Set down all of the data that follows word for word, without the images.

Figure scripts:
- - - -

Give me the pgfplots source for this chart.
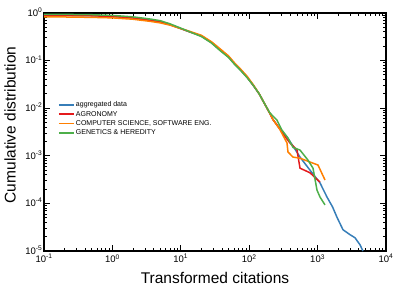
\documentclass[border=0pt]{standalone}
\usepackage{pgfplots}
\pgfplotsset{compat=1.18}
\usepackage{fontspec}
\setmainfont{Liberation Sans}
\definecolor{cblue}{HTML}{377EB8}
\definecolor{cred}{HTML}{E41A1C}
\definecolor{corange}{HTML}{FF7F00}
\definecolor{cgreen}{HTML}{4DAF4A}
\begin{document}
\begin{tikzpicture}
\path[use as bounding box] (-44pt,-38pt) rectangle (355pt,251pt);
\begin{axis}[
  scale only axis, width=342pt, height=238pt,
  xmode=log, ymode=log,
  xmin=0.1, xmax=10000, ymin=1e-5, ymax=1,
  xtick={0.1,1,10,100,1000,10000},
  xticklabels={10\textsuperscript{-1},10\textsuperscript{0},10\textsuperscript{1},10\textsuperscript{2},10\textsuperscript{3},10\textsuperscript{4}},
  ytick={1e-5,1e-4,1e-3,1e-2,1e-1,1},
  yticklabels={10\textsuperscript{-5},10\textsuperscript{-4},10\textsuperscript{-3},10\textsuperscript{-2},10\textsuperscript{-1},10\textsuperscript{0}},
  tick label style={font=\fontsize{9.5}{11}\selectfont},
  yticklabel style={inner sep=1.5pt, yshift=0.8pt},
  xticklabel style={inner sep=2pt, yshift=-1.2pt},
  label style={font=\fontsize{15.5}{18}\selectfont},
  xlabel={Transformed citations},
  ylabel={Cumulative distribution},
  xlabel style={at={(axis description cs:0.5,-0.113)}, anchor=center},
  ylabel style={at={(axis description cs:-0.099,0.53)}, anchor=center},
  axis line style={line width=1.2pt},
  every tick/.style={black, line width=0.9pt},
  major tick length=6pt, minor tick length=3.5pt,
  tick align=inside,
  legend style={font=\fontsize{7}{8}\selectfont, draw=none, fill=none,
    at={(axis description cs:0.032,0.643)}, anchor=north west,
    row sep=0pt, nodes={inner sep=1.15pt, text height=5.5pt, text depth=1.5pt}},
  legend cell align=left,
  legend image code/.code={\draw[#1, line width=1.7pt] (0pt,0pt) -- (15pt,0pt);},
]
\addplot[cblue, line width=1.5pt] coordinates {
(0.1,0.90) (0.2,0.895) (0.5,0.88) (1,0.85) (2,0.79) (3.5,0.71) (5,0.655) (7,0.57)
(10,0.47) (13.6,0.40) (20,0.33) (28,0.24) (37,0.17) (50,0.12) (60,0.088) (75,0.063)
(93,0.045) (115,0.03) (140,0.02) (170,0.012) (200,0.0078) (222,0.0058) (280,0.0037)
(357,0.0025) (450,0.0015) (553,9.4e-4) (774,5.0e-4) (1084,2.7e-4) (1371,1.36e-4)
(1650,8.5e-5) (1922,5.1e-5) (2350,2.8e-5) (2980,2.2e-5) (3520,1.9e-5) (4170,1.35e-5) (4600,1e-5)
};
\addlegendentry{aggregated data}
\addplot[cred, line width=1.5pt] coordinates {
(0.1,0.90) (0.2,0.89) (0.5,0.875) (1,0.845) (2,0.785) (3.5,0.70) (5,0.65) (7,0.565)
(10,0.47) (13.6,0.40) (20,0.33) (28,0.24) (37,0.17) (50,0.12) (60,0.088) (75,0.064)
(93,0.045) (115,0.03) (140,0.02) (170,0.012) (200,0.0078) (222,0.0058) (280,0.0037)
(330,0.0026) (395,0.00186) (500,0.00132) (553,5.5e-4) (774,4.4e-4) (1084,2.8e-4)
};
\addlegendentry{AGRONOMY}
\addplot[corange, line width=1.5pt] coordinates {
(0.1,0.83) (0.2,0.825) (0.5,0.81) (1,0.79) (2,0.74) (3.5,0.67) (5,0.62) (7,0.555)
(10,0.47) (13.6,0.41) (20,0.34) (28,0.25) (37,0.18) (50,0.125) (60,0.092) (75,0.066)
(93,0.047) (115,0.031) (140,0.02) (170,0.012) (200,0.0078) (222,0.0058) (280,0.0036)
(357,0.00186) (369,0.0012) (437,9.4e-4) (553,8.9e-4) (774,7.4e-4) (1013,6.4e-4) (1283,3.1e-4)
};
\addlegendentry{COMPUTER SCIENCE, SOFTWARE ENG.}
\addplot[cgreen, line width=1.5pt] coordinates {
(0.1,0.94) (0.2,0.935) (0.5,0.92) (1,0.89) (2,0.83) (3.5,0.75) (5,0.69) (7,0.59)
(10,0.48) (13.6,0.40) (20,0.32) (28,0.235) (37,0.165) (50,0.116) (60,0.086) (75,0.062)
(93,0.044) (115,0.03) (140,0.02) (170,0.012) (200,0.008) (255,0.0056) (300,0.0035)
(369,0.00235) (437,0.0015) (553,0.00132) (724,8.1e-4) (857,5.5e-4) (980,1.9e-4) (1084,1.36e-4) (1283,9.3e-5)
};
\addlegendentry{GENETICS \& HEREDITY}
\end{axis}
\end{tikzpicture}
\end{document}
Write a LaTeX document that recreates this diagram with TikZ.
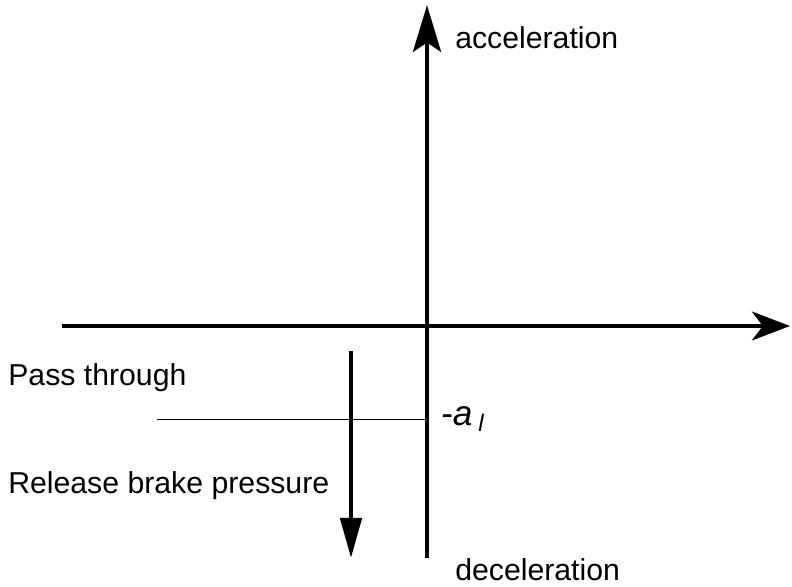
\documentclass[tikz,border=0pt]{standalone}
\usepackage{fontspec}
\setmainfont{Liberation Sans}
\usetikzlibrary{arrows.meta, positioning}
\tikzset{
  axis/.style  = {line width=3pt, -{Stealth[length=9.5mm, width=7.2mm, inset=2.7mm]}},
  move/.style  = {line width=3pt, -{Stealth[length=10mm, width=5.3mm, inset=0mm]}},
  thin/.style  = {line width=0.6pt},
  lbl/.style   = {font=\fontsize{21.5}{25}\selectfont, inner sep=0pt, anchor=west},
}
\begin{document}
\begin{tikzpicture}[x=0.025cm, y=-0.025cm]
    \useasboundingbox (0,0) rectangle (792,587);

    % axes
    \coordinate (xl) at (62,326);
    \coordinate (xr) at (790,326);
    \coordinate (yb) at (427,558);
    \coordinate (yt) at (427,5);
    \draw[axis] (xl) -- (xr);
    \draw[axis, -{Stealth[length=11.7mm, width=7mm, inset=2.3mm]}] (yb) -- (yt);

    % threshold
    \coordinate (th) at (157,419);
    \coordinate (ty) at (427,419);
    \draw[thin] (th) -- (ty);
    \node[lbl, font=\fontsize{25}{28}\selectfont] (al) at (441,419)
      {-\textit{a\,{\fontsize{17}{19}\selectfont\raisebox{-0.25em}{l}}}};

    % release arrow
    \coordinate (rs) at (351,351);
    \coordinate (re) at (351,558);
    \draw[move] (rs) -- (re);

    % labels
    \node[lbl] (acc) at (455,38) {acceleration};
    \node[lbl] (dec) at (455,570) {deceleration};
    \node[lbl] (pass) at (8,378) {Pass through};
    \node[lbl] (rel) at (8,486) {Release brake pressure};
  \end{tikzpicture}
\end{document}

- - - -

● ANSWER FOR THE TASK:
Give me the pgfplots source for this chart.
\documentclass[border=0pt]{standalone}
\usepackage{pgfplots}
\pgfplotsset{compat=1.18}
\usepackage{fontspec}
\setmainfont{Liberation Sans}
\definecolor{cblue}{HTML}{377EB8}
\definecolor{cred}{HTML}{E41A1C}
\definecolor{corange}{HTML}{FF7F00}
\definecolor{cgreen}{HTML}{4DAF4A}
\begin{document}
\begin{tikzpicture}
\path[use as bounding box] (-44pt,-38pt) rectangle (355pt,251pt);
\begin{axis}[
  scale only axis, width=342pt, height=238pt,
  xmode=log, ymode=log,
  xmin=0.1, xmax=10000, ymin=1e-5, ymax=1,
  xtick={0.1,1,10,100,1000,10000},
  xticklabels={10\textsuperscript{-1},10\textsuperscript{0},10\textsuperscript{1},10\textsuperscript{2},10\textsuperscript{3},10\textsuperscript{4}},
  ytick={1e-5,1e-4,1e-3,1e-2,1e-1,1},
  yticklabels={10\textsuperscript{-5},10\textsuperscript{-4},10\textsuperscript{-3},10\textsuperscript{-2},10\textsuperscript{-1},10\textsuperscript{0}},
  tick label style={font=\fontsize{9.5}{11}\selectfont},
  yticklabel style={inner sep=1.5pt, yshift=0.8pt},
  xticklabel style={inner sep=2pt, yshift=-1.2pt},
  label style={font=\fontsize{15.5}{18}\selectfont},
  xlabel={Transformed citations},
  ylabel={Cumulative distribution},
  xlabel style={at={(axis description cs:0.5,-0.113)}, anchor=center},
  ylabel style={at={(axis description cs:-0.099,0.53)}, anchor=center},
  axis line style={line width=1.2pt},
  every tick/.style={black, line width=0.9pt},
  major tick length=6pt, minor tick length=3.5pt,
  tick align=inside,
  legend style={font=\fontsize{7}{8}\selectfont, draw=none, fill=none,
    at={(axis description cs:0.032,0.643)}, anchor=north west,
    row sep=0pt, nodes={inner sep=1.15pt, text height=5.5pt, text depth=1.5pt}},
  legend cell align=left,
  legend image code/.code={\draw[#1, line width=1.7pt] (0pt,0pt) -- (15pt,0pt);},
]
\addplot[cblue, line width=1.5pt] coordinates {
(0.1,0.90) (0.2,0.895) (0.5,0.88) (1,0.85) (2,0.79) (3.5,0.71) (5,0.655) (7,0.57)
(10,0.47) (13.6,0.40) (20,0.33) (28,0.24) (37,0.17) (50,0.12) (60,0.088) (75,0.063)
(93,0.045) (115,0.03) (140,0.02) (170,0.012) (200,0.0078) (222,0.0058) (280,0.0037)
(357,0.0025) (450,0.0015) (553,9.4e-4) (774,5.0e-4) (1084,2.7e-4) (1371,1.36e-4)
(1650,8.5e-5) (1922,5.1e-5) (2350,2.8e-5) (2980,2.2e-5) (3520,1.9e-5) (4170,1.35e-5) (4600,1e-5)
};
\addlegendentry{aggregated data}
\addplot[cred, line width=1.5pt] coordinates {
(0.1,0.90) (0.2,0.89) (0.5,0.875) (1,0.845) (2,0.785) (3.5,0.70) (5,0.65) (7,0.565)
(10,0.47) (13.6,0.40) (20,0.33) (28,0.24) (37,0.17) (50,0.12) (60,0.088) (75,0.064)
(93,0.045) (115,0.03) (140,0.02) (170,0.012) (200,0.0078) (222,0.0058) (280,0.0037)
(330,0.0026) (395,0.00186) (500,0.00132) (553,5.5e-4) (774,4.4e-4) (1084,2.8e-4)
};
\addlegendentry{AGRONOMY}
\addplot[corange, line width=1.5pt] coordinates {
(0.1,0.83) (0.2,0.825) (0.5,0.81) (1,0.79) (2,0.74) (3.5,0.67) (5,0.62) (7,0.555)
(10,0.47) (13.6,0.41) (20,0.34) (28,0.25) (37,0.18) (50,0.125) (60,0.092) (75,0.066)
(93,0.047) (115,0.031) (140,0.02) (170,0.012) (200,0.0078) (222,0.0058) (280,0.0036)
(357,0.00186) (369,0.0012) (437,9.4e-4) (553,8.9e-4) (774,7.4e-4) (1013,6.4e-4) (1283,3.1e-4)
};
\addlegendentry{COMPUTER SCIENCE, SOFTWARE ENG.}
\addplot[cgreen, line width=1.5pt] coordinates {
(0.1,0.94) (0.2,0.935) (0.5,0.92) (1,0.89) (2,0.83) (3.5,0.75) (5,0.69) (7,0.59)
(10,0.48) (13.6,0.40) (20,0.32) (28,0.235) (37,0.165) (50,0.116) (60,0.086) (75,0.062)
(93,0.044) (115,0.03) (140,0.02) (170,0.012) (200,0.008) (255,0.0056) (300,0.0035)
(369,0.00235) (437,0.0015) (553,0.00132) (724,8.1e-4) (857,5.5e-4) (980,1.9e-4) (1084,1.36e-4) (1283,9.3e-5)
};
\addlegendentry{GENETICS \& HEREDITY}
\end{axis}
\end{tikzpicture}
\end{document}
Write a LaTeX document that recreates this diagram with TikZ.
\documentclass[tikz,border=0pt]{standalone}
\usepackage{fontspec}
\setmainfont{Liberation Sans}
\usetikzlibrary{arrows.meta, positioning}
\tikzset{
  axis/.style  = {line width=3pt, -{Stealth[length=9.5mm, width=7.2mm, inset=2.7mm]}},
  move/.style  = {line width=3pt, -{Stealth[length=10mm, width=5.3mm, inset=0mm]}},
  thin/.style  = {line width=0.6pt},
  lbl/.style   = {font=\fontsize{21.5}{25}\selectfont, inner sep=0pt, anchor=west},
}
\begin{document}
\begin{tikzpicture}[x=0.025cm, y=-0.025cm]
    \useasboundingbox (0,0) rectangle (792,587);

    % axes
    \coordinate (xl) at (62,326);
    \coordinate (xr) at (790,326);
    \coordinate (yb) at (427,558);
    \coordinate (yt) at (427,5);
    \draw[axis] (xl) -- (xr);
    \draw[axis, -{Stealth[length=11.7mm, width=7mm, inset=2.3mm]}] (yb) -- (yt);

    % threshold
    \coordinate (th) at (157,419);
    \coordinate (ty) at (427,419);
    \draw[thin] (th) -- (ty);
    \node[lbl, font=\fontsize{25}{28}\selectfont] (al) at (441,419)
      {-\textit{a\,{\fontsize{17}{19}\selectfont\raisebox{-0.25em}{l}}}};

    % release arrow
    \coordinate (rs) at (351,351);
    \coordinate (re) at (351,558);
    \draw[move] (rs) -- (re);

    % labels
    \node[lbl] (acc) at (455,38) {acceleration};
    \node[lbl] (dec) at (455,570) {deceleration};
    \node[lbl] (pass) at (8,378) {Pass through};
    \node[lbl] (rel) at (8,486) {Release brake pressure};
  \end{tikzpicture}
\end{document}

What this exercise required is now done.